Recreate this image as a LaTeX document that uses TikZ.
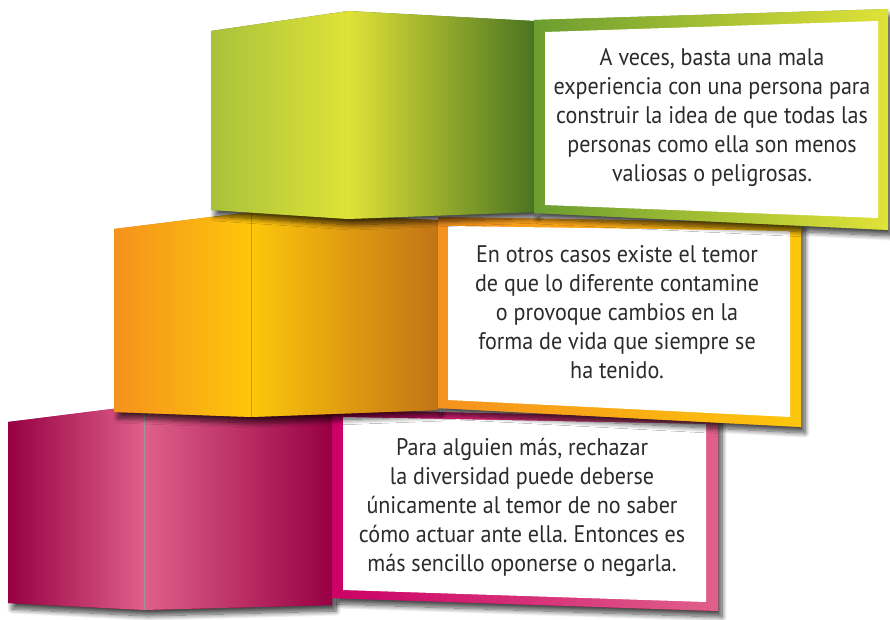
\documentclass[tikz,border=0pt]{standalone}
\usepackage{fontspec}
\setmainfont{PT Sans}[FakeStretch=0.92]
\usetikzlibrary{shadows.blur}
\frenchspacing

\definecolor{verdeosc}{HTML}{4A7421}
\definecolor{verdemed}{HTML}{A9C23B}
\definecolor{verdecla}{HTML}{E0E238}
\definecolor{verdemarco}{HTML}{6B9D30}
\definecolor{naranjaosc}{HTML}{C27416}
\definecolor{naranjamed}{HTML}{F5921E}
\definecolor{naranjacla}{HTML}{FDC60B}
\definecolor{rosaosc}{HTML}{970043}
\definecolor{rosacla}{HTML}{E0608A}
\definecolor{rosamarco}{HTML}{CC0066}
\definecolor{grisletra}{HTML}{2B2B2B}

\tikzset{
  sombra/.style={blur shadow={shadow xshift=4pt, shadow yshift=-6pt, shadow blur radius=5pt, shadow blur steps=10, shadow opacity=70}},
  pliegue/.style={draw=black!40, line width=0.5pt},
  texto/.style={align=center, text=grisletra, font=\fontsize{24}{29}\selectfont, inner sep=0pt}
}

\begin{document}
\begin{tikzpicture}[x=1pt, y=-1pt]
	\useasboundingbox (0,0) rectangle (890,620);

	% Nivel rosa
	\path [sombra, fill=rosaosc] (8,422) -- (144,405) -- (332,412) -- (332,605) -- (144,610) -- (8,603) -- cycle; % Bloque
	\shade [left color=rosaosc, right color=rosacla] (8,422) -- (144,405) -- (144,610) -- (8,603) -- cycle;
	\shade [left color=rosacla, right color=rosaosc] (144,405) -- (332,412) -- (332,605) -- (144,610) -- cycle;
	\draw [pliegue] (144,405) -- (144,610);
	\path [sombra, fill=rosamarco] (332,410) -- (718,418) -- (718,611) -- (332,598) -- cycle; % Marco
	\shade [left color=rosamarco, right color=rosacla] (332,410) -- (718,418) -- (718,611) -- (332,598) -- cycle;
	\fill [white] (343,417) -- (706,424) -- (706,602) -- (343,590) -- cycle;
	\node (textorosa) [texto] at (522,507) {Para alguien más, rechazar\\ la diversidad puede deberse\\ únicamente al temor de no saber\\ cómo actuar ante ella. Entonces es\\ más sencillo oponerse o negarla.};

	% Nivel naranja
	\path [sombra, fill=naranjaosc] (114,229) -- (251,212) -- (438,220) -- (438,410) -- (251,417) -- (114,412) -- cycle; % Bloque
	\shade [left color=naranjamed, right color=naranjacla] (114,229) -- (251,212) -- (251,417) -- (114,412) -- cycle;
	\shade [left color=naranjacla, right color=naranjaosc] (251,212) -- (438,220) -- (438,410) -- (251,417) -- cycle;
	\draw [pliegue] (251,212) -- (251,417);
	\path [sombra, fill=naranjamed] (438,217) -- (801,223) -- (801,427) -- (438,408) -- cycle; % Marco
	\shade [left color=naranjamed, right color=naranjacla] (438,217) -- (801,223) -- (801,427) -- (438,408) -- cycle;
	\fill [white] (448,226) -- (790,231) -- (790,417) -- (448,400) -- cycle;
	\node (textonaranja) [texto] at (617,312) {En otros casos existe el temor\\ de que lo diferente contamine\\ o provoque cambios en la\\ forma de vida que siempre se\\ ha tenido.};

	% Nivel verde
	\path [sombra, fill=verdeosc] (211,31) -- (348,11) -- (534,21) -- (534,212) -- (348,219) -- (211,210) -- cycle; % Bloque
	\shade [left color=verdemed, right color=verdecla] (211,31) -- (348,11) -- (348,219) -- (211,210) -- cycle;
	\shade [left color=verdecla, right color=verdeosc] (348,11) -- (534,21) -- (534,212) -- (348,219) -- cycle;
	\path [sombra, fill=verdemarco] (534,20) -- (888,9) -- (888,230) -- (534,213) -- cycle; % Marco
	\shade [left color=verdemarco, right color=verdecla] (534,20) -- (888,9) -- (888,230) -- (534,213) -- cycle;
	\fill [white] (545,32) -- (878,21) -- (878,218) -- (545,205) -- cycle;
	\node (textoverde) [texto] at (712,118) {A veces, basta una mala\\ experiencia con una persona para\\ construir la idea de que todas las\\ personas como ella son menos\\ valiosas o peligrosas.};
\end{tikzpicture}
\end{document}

++++

**To be done:** Make an exact copy of the data, leaving its pictures out.

**Finished exercise:**
Recreate this image as a LaTeX document that uses TikZ.
\documentclass[tikz,border=0pt]{standalone}
\usepackage{fontspec}
\setmainfont{PT Sans}[FakeStretch=0.92]
\usetikzlibrary{shadows.blur}
\frenchspacing

\definecolor{verdeosc}{HTML}{4A7421}
\definecolor{verdemed}{HTML}{A9C23B}
\definecolor{verdecla}{HTML}{E0E238}
\definecolor{verdemarco}{HTML}{6B9D30}
\definecolor{naranjaosc}{HTML}{C27416}
\definecolor{naranjamed}{HTML}{F5921E}
\definecolor{naranjacla}{HTML}{FDC60B}
\definecolor{rosaosc}{HTML}{970043}
\definecolor{rosacla}{HTML}{E0608A}
\definecolor{rosamarco}{HTML}{CC0066}
\definecolor{grisletra}{HTML}{2B2B2B}

\tikzset{
  sombra/.style={blur shadow={shadow xshift=4pt, shadow yshift=-6pt, shadow blur radius=5pt, shadow blur steps=10, shadow opacity=70}},
  pliegue/.style={draw=black!40, line width=0.5pt},
  texto/.style={align=center, text=grisletra, font=\fontsize{24}{29}\selectfont, inner sep=0pt}
}

\begin{document}
\begin{tikzpicture}[x=1pt, y=-1pt]
	\useasboundingbox (0,0) rectangle (890,620);

	% Nivel rosa
	\path [sombra, fill=rosaosc] (8,422) -- (144,405) -- (332,412) -- (332,605) -- (144,610) -- (8,603) -- cycle; % Bloque
	\shade [left color=rosaosc, right color=rosacla] (8,422) -- (144,405) -- (144,610) -- (8,603) -- cycle;
	\shade [left color=rosacla, right color=rosaosc] (144,405) -- (332,412) -- (332,605) -- (144,610) -- cycle;
	\draw [pliegue] (144,405) -- (144,610);
	\path [sombra, fill=rosamarco] (332,410) -- (718,418) -- (718,611) -- (332,598) -- cycle; % Marco
	\shade [left color=rosamarco, right color=rosacla] (332,410) -- (718,418) -- (718,611) -- (332,598) -- cycle;
	\fill [white] (343,417) -- (706,424) -- (706,602) -- (343,590) -- cycle;
	\node (textorosa) [texto] at (522,507) {Para alguien más, rechazar\\ la diversidad puede deberse\\ únicamente al temor de no saber\\ cómo actuar ante ella. Entonces es\\ más sencillo oponerse o negarla.};

	% Nivel naranja
	\path [sombra, fill=naranjaosc] (114,229) -- (251,212) -- (438,220) -- (438,410) -- (251,417) -- (114,412) -- cycle; % Bloque
	\shade [left color=naranjamed, right color=naranjacla] (114,229) -- (251,212) -- (251,417) -- (114,412) -- cycle;
	\shade [left color=naranjacla, right color=naranjaosc] (251,212) -- (438,220) -- (438,410) -- (251,417) -- cycle;
	\draw [pliegue] (251,212) -- (251,417);
	\path [sombra, fill=naranjamed] (438,217) -- (801,223) -- (801,427) -- (438,408) -- cycle; % Marco
	\shade [left color=naranjamed, right color=naranjacla] (438,217) -- (801,223) -- (801,427) -- (438,408) -- cycle;
	\fill [white] (448,226) -- (790,231) -- (790,417) -- (448,400) -- cycle;
	\node (textonaranja) [texto] at (617,312) {En otros casos existe el temor\\ de que lo diferente contamine\\ o provoque cambios en la\\ forma de vida que siempre se\\ ha tenido.};

	% Nivel verde
	\path [sombra, fill=verdeosc] (211,31) -- (348,11) -- (534,21) -- (534,212) -- (348,219) -- (211,210) -- cycle; % Bloque
	\shade [left color=verdemed, right color=verdecla] (211,31) -- (348,11) -- (348,219) -- (211,210) -- cycle;
	\shade [left color=verdecla, right color=verdeosc] (348,11) -- (534,21) -- (534,212) -- (348,219) -- cycle;
	\path [sombra, fill=verdemarco] (534,20) -- (888,9) -- (888,230) -- (534,213) -- cycle; % Marco
	\shade [left color=verdemarco, right color=verdecla] (534,20) -- (888,9) -- (888,230) -- (534,213) -- cycle;
	\fill [white] (545,32) -- (878,21) -- (878,218) -- (545,205) -- cycle;
	\node (textoverde) [texto] at (712,118) {A veces, basta una mala\\ experiencia con una persona para\\ construir la idea de que todas las\\ personas como ella son menos\\ valiosas o peligrosas.};
\end{tikzpicture}
\end{document}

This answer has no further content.